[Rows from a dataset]
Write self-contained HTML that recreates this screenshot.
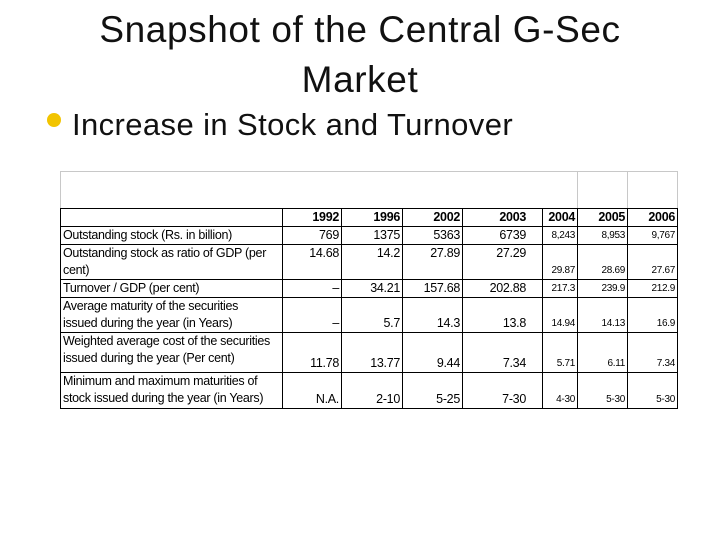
<!DOCTYPE html>
<html><head><meta charset="utf-8"><style>
body{margin:0;width:720px;height:540px;background:#fff;position:relative;overflow:hidden;font-family:"Liberation Sans",sans-serif}
.title{position:absolute;left:0;width:720px;text-align:center;font-size:37px;color:#111;letter-spacing:0.6px;line-height:50px;top:5px}
.bullet{position:absolute;left:47px;top:113px;width:14px;height:14px;border-radius:50%;background:#f2c400}
.sub{position:absolute;left:72px;top:107px;font-size:31px;letter-spacing:0.4px;color:#111}
.frame{position:absolute;left:60px;top:171px;width:616px;height:37px;border:1px solid #c8c8c8;border-bottom:none}
.vg{position:absolute;top:171px;height:37px;width:1px;background:#c8c8c8}
table{position:absolute;left:60px;top:208px;width:617px;border-collapse:collapse;font-size:12.5px;letter-spacing:-0.3px;color:#000;table-layout:fixed}
td{border:1px solid #000;padding:0 2px;text-align:right;vertical-align:bottom;line-height:17px;white-space:nowrap;overflow:hidden}
td.l{text-align:left;vertical-align:top}
td.c3{padding-right:16px;border-right:1px solid #000}
tr.h td{font-weight:bold}
.s{font-size:10px}
</style></head><body>
<div class="title">Snapshot of the Central G-Sec<br>Market</div>
<div class="bullet"></div>
<div class="sub">Increase in Stock and Turnover</div>
<div class="frame"></div>
<div class="vg" style="left:577px"></div>
<div class="vg" style="left:627px"></div>
<table>
<colgroup><col style="width:222px"><col style="width:59px"><col style="width:61px"><col style="width:60px"><col style="width:80px"><col style="width:35px"><col style="width:50px"><col style="width:50px"></colgroup>
<tr class="h" style="height:18px"><td></td><td>1992</td><td>1996</td><td>2002</td><td class="c3">2003</td><td>2004</td><td>2005</td><td>2006</td></tr>
<tr style="height:18px"><td class="l">Outstanding stock (Rs. in billion)</td><td>769</td><td>1375</td><td>5363</td><td class="c3">6739</td><td class="s">8,243</td><td class="s">8,953</td><td class="s">9,767</td></tr>
<tr style="height:35px"><td class="l">Outstanding stock as ratio of GDP (per<br>cent)</td><td style="vertical-align:top">14.68</td><td style="vertical-align:top">14.2</td><td style="vertical-align:top">27.89</td><td class="c3" style="vertical-align:top">27.29</td><td class="s">29.87</td><td class="s">28.69</td><td class="s">27.67</td></tr>
<tr style="height:17px"><td class="l">Turnover / GDP (per cent)</td><td>–</td><td>34.21</td><td>157.68</td><td class="c3">202.88</td><td class="s">217.3</td><td class="s">239.9</td><td class="s">212.9</td></tr>
<tr style="height:35px"><td class="l">Average maturity of the securities<br>issued during the year (in Years)</td><td>–</td><td>5.7</td><td>14.3</td><td class="c3">13.8</td><td class="s">14.94</td><td class="s">14.13</td><td class="s">16.9</td></tr>
<tr style="height:40px"><td class="l">Weighted average cost of the securities<br>issued during the year (Per cent)</td><td>11.78</td><td>13.77</td><td>9.44</td><td class="c3">7.34</td><td class="s">5.71</td><td class="s">6.11</td><td class="s">7.34</td></tr>
<tr style="height:36px"><td class="l">Minimum and maximum maturities of<br>stock issued during the year (in Years)</td><td>N.A.</td><td>2-10</td><td>5-25</td><td class="c3">7-30</td><td class="s">4-30</td><td class="s">5-30</td><td class="s">5-30</td></tr>
</table>
</body></html>
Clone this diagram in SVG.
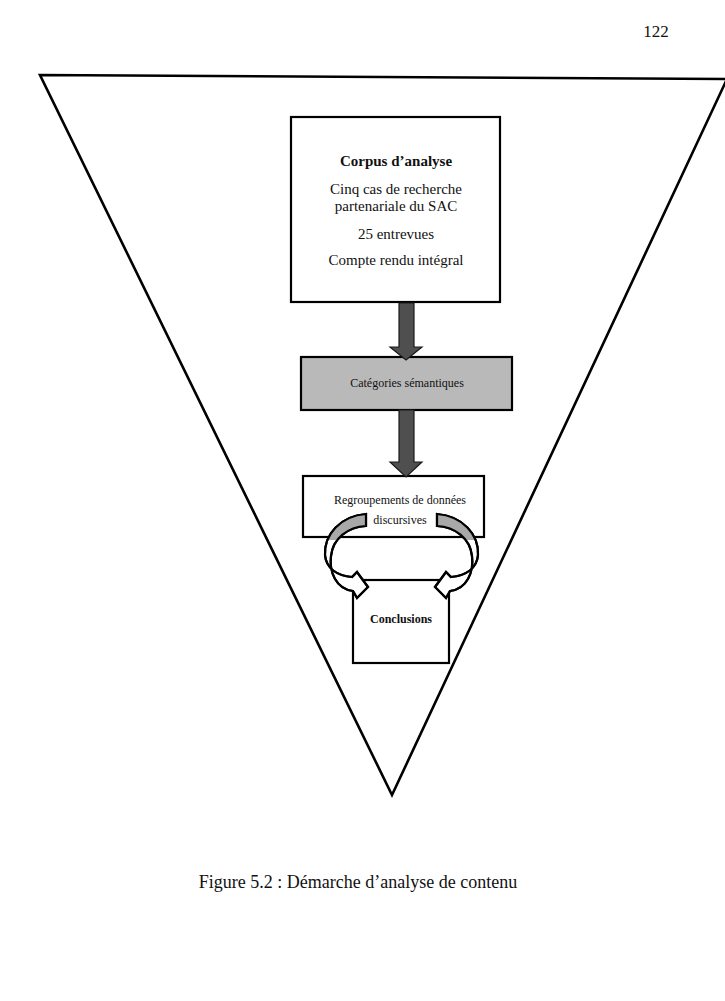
<svg xmlns="http://www.w3.org/2000/svg" width="725" height="1001" viewBox="0 0 725 1001">
<style>
  .box { fill: #ffffff; stroke: #000000; stroke-width: 2.2; }
  .gbox { fill: #b9b9b9; stroke: #000000; stroke-width: 2.2; }
  .t { font-family: "Liberation Serif", "Times New Roman", serif; fill: #111111; text-anchor: middle; }
  .b { font-weight: bold; }
  .thick { fill: #4f4f4f; stroke: #1a1a1a; stroke-width: 1.2; }
  .curl { fill: #ffffff; stroke: #000000; stroke-width: 2.2; stroke-linejoin: miter; }
  .curlshade { fill: #a8a8a8; stroke: none; }
</style>
<defs>
  <path id="curlL" d="M366,514 C340,516 324,535 325,555 C326,568 337,576 352,577 L357,572 L368,587 L357,598 L353,591 C336,589 329,572 331,556 C333,538 348,527 366,526 Z"/>
  <clipPath id="topClip"><rect x="0" y="0" width="725" height="540"/></clipPath>
</defs>
<rect width="725" height="1001" fill="#ffffff"/>
<text class="t" x="656" y="37" font-size="17">122</text>

<g id="triangle">
  <polygon points="40,75 727,79 392,795" fill="none" stroke="#000000" stroke-width="2.6" stroke-linejoin="miter"/>
</g>

<g id="corpus">
  <rect class="box" x="291" y="117" width="209" height="185"/>
  <text class="t b" x="396" y="166" font-size="15">Corpus d’analyse</text>
  <text class="t" x="396" y="194" font-size="15">Cinq cas de recherche</text>
  <text class="t" x="396" y="211" font-size="15">partenariale du SAC</text>
  <text class="t" x="396" y="239" font-size="15">25 entrevues</text>
  <text class="t" x="396" y="265" font-size="15">Compte rendu intégral</text>
</g>

<g id="categories">
  <rect class="gbox" x="301" y="357" width="211" height="53"/>
  <text class="t" x="407" y="387" font-size="12">Catégories sémantiques</text>
</g>

<g id="regroupements">
  <rect class="box" x="303" y="476" width="181" height="61"/>
  <text class="t" x="400" y="504" font-size="12">Regroupements de données</text>
  <text class="t" x="400" y="524" font-size="12">discursives</text>
</g>

<g id="conclusions">
  <rect class="box" x="353" y="580" width="96" height="83"/>
  <text class="t b" x="401" y="623" font-size="12">Conclusions</text>
</g>

<g id="connectors">
  <polygon class="thick" points="399,303 414,303 414,347 422,347 406,360 390,347 399,347"/>
  <polygon class="thick" points="399,410 414,410 414,462 422,462 406,477 390,462 399,462"/>
  <g id="curl-left">
    <use href="#curlL" class="curl"/>
    <use href="#curlL" class="curlshade" clip-path="url(#topClip)"/>
    <use href="#curlL" fill="none" stroke="#000000" stroke-width="2.2"/>
  </g>
  <g id="curl-right" transform="translate(803,0) scale(-1,1)">
    <use href="#curlL" class="curl"/>
    <use href="#curlL" class="curlshade" clip-path="url(#topClip)"/>
    <use href="#curlL" fill="none" stroke="#000000" stroke-width="2.2"/>
  </g>
</g>

<text class="t" x="358" y="888" font-size="18">Figure 5.2 : Démarche d’analyse de contenu</text>
</svg>
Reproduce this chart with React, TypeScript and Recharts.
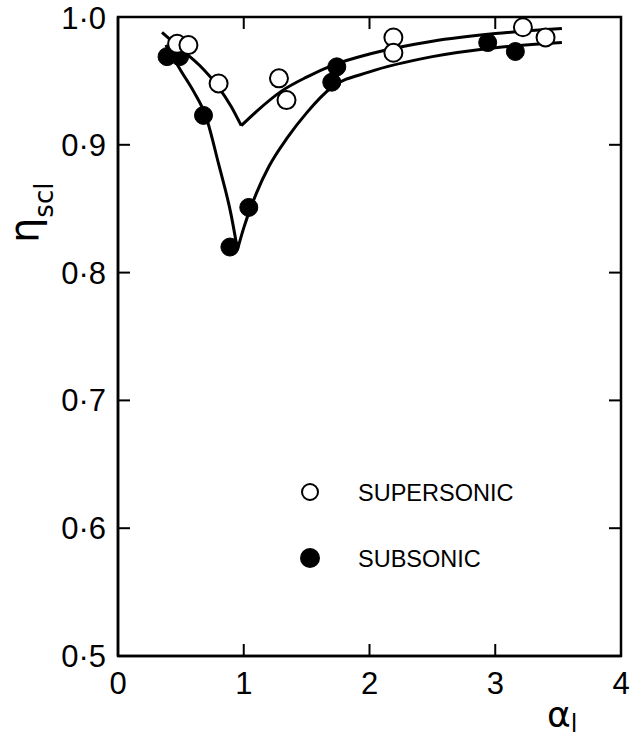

Problem statement: Every entry must be reproduced exactly, with the images left out.

Correct response:
Write self-contained HTML that recreates this screenshot.
<!DOCTYPE html>
<html><head><meta charset="utf-8"><style>
body{margin:0;width:720px;height:540px;background:#fff;position:relative;overflow:hidden;font-family:"Liberation Sans",sans-serif}
.title{position:absolute;left:0;width:720px;text-align:center;font-size:37px;color:#111;letter-spacing:0.6px;line-height:50px;top:5px}
.bullet{position:absolute;left:47px;top:113px;width:14px;height:14px;border-radius:50%;background:#f2c400}
.sub{position:absolute;left:72px;top:107px;font-size:31px;letter-spacing:0.4px;color:#111}
.frame{position:absolute;left:60px;top:171px;width:616px;height:37px;border:1px solid #c8c8c8;border-bottom:none}
.vg{position:absolute;top:171px;height:37px;width:1px;background:#c8c8c8}
table{position:absolute;left:60px;top:208px;width:617px;border-collapse:collapse;font-size:12.5px;letter-spacing:-0.3px;color:#000;table-layout:fixed}
td{border:1px solid #000;padding:0 2px;text-align:right;vertical-align:bottom;line-height:17px;white-space:nowrap;overflow:hidden}
td.l{text-align:left;vertical-align:top}
td.c3{padding-right:16px;border-right:1px solid #000}
tr.h td{font-weight:bold}
.s{font-size:10px}
</style></head><body>
<div class="title">Snapshot of the Central G-Sec<br>Market</div>
<div class="bullet"></div>
<div class="sub">Increase in Stock and Turnover</div>
<div class="frame"></div>
<div class="vg" style="left:577px"></div>
<div class="vg" style="left:627px"></div>
<table>
<colgroup><col style="width:222px"><col style="width:59px"><col style="width:61px"><col style="width:60px"><col style="width:80px"><col style="width:35px"><col style="width:50px"><col style="width:50px"></colgroup>
<tr class="h" style="height:18px"><td></td><td>1992</td><td>1996</td><td>2002</td><td class="c3">2003</td><td>2004</td><td>2005</td><td>2006</td></tr>
<tr style="height:18px"><td class="l">Outstanding stock (Rs. in billion)</td><td>769</td><td>1375</td><td>5363</td><td class="c3">6739</td><td class="s">8,243</td><td class="s">8,953</td><td class="s">9,767</td></tr>
<tr style="height:35px"><td class="l">Outstanding stock as ratio of GDP (per<br>cent)</td><td style="vertical-align:top">14.68</td><td style="vertical-align:top">14.2</td><td style="vertical-align:top">27.89</td><td class="c3" style="vertical-align:top">27.29</td><td class="s">29.87</td><td class="s">28.69</td><td class="s">27.67</td></tr>
<tr style="height:17px"><td class="l">Turnover / GDP (per cent)</td><td>–</td><td>34.21</td><td>157.68</td><td class="c3">202.88</td><td class="s">217.3</td><td class="s">239.9</td><td class="s">212.9</td></tr>
<tr style="height:35px"><td class="l">Average maturity of the securities<br>issued during the year (in Years)</td><td>–</td><td>5.7</td><td>14.3</td><td class="c3">13.8</td><td class="s">14.94</td><td class="s">14.13</td><td class="s">16.9</td></tr>
<tr style="height:40px"><td class="l">Weighted average cost of the securities<br>issued during the year (Per cent)</td><td>11.78</td><td>13.77</td><td>9.44</td><td class="c3">7.34</td><td class="s">5.71</td><td class="s">6.11</td><td class="s">7.34</td></tr>
<tr style="height:36px"><td class="l">Minimum and maximum maturities of<br>stock issued during the year (in Years)</td><td>N.A.</td><td>2-10</td><td>5-25</td><td class="c3">7-30</td><td class="s">4-30</td><td class="s">5-30</td><td class="s">5-30</td></tr>
</table>
</body></html>
Clone this diagram in SVG.
<svg xmlns="http://www.w3.org/2000/svg" width="725" height="1001" viewBox="0 0 725 1001">
<style>
  .box { fill: #ffffff; stroke: #000000; stroke-width: 2.2; }
  .gbox { fill: #b9b9b9; stroke: #000000; stroke-width: 2.2; }
  .t { font-family: "Liberation Serif", "Times New Roman", serif; fill: #111111; text-anchor: middle; }
  .b { font-weight: bold; }
  .thick { fill: #4f4f4f; stroke: #1a1a1a; stroke-width: 1.2; }
  .curl { fill: #ffffff; stroke: #000000; stroke-width: 2.2; stroke-linejoin: miter; }
  .curlshade { fill: #a8a8a8; stroke: none; }
</style>
<defs>
  <path id="curlL" d="M366,514 C340,516 324,535 325,555 C326,568 337,576 352,577 L357,572 L368,587 L357,598 L353,591 C336,589 329,572 331,556 C333,538 348,527 366,526 Z"/>
  <clipPath id="topClip"><rect x="0" y="0" width="725" height="540"/></clipPath>
</defs>
<rect width="725" height="1001" fill="#ffffff"/>
<text class="t" x="656" y="37" font-size="17">122</text>

<g id="triangle">
  <polygon points="40,75 727,79 392,795" fill="none" stroke="#000000" stroke-width="2.6" stroke-linejoin="miter"/>
</g>

<g id="corpus">
  <rect class="box" x="291" y="117" width="209" height="185"/>
  <text class="t b" x="396" y="166" font-size="15">Corpus d’analyse</text>
  <text class="t" x="396" y="194" font-size="15">Cinq cas de recherche</text>
  <text class="t" x="396" y="211" font-size="15">partenariale du SAC</text>
  <text class="t" x="396" y="239" font-size="15">25 entrevues</text>
  <text class="t" x="396" y="265" font-size="15">Compte rendu intégral</text>
</g>

<g id="categories">
  <rect class="gbox" x="301" y="357" width="211" height="53"/>
  <text class="t" x="407" y="387" font-size="12">Catégories sémantiques</text>
</g>

<g id="regroupements">
  <rect class="box" x="303" y="476" width="181" height="61"/>
  <text class="t" x="400" y="504" font-size="12">Regroupements de données</text>
  <text class="t" x="400" y="524" font-size="12">discursives</text>
</g>

<g id="conclusions">
  <rect class="box" x="353" y="580" width="96" height="83"/>
  <text class="t b" x="401" y="623" font-size="12">Conclusions</text>
</g>

<g id="connectors">
  <polygon class="thick" points="399,303 414,303 414,347 422,347 406,360 390,347 399,347"/>
  <polygon class="thick" points="399,410 414,410 414,462 422,462 406,477 390,462 399,462"/>
  <g id="curl-left">
    <use href="#curlL" class="curl"/>
    <use href="#curlL" class="curlshade" clip-path="url(#topClip)"/>
    <use href="#curlL" fill="none" stroke="#000000" stroke-width="2.2"/>
  </g>
  <g id="curl-right" transform="translate(803,0) scale(-1,1)">
    <use href="#curlL" class="curl"/>
    <use href="#curlL" class="curlshade" clip-path="url(#topClip)"/>
    <use href="#curlL" fill="none" stroke="#000000" stroke-width="2.2"/>
  </g>
</g>

<text class="t" x="358" y="888" font-size="18">Figure 5.2 : Démarche d’analyse de contenu</text>
</svg>
Reproduce this chart with React, TypeScript and Recharts.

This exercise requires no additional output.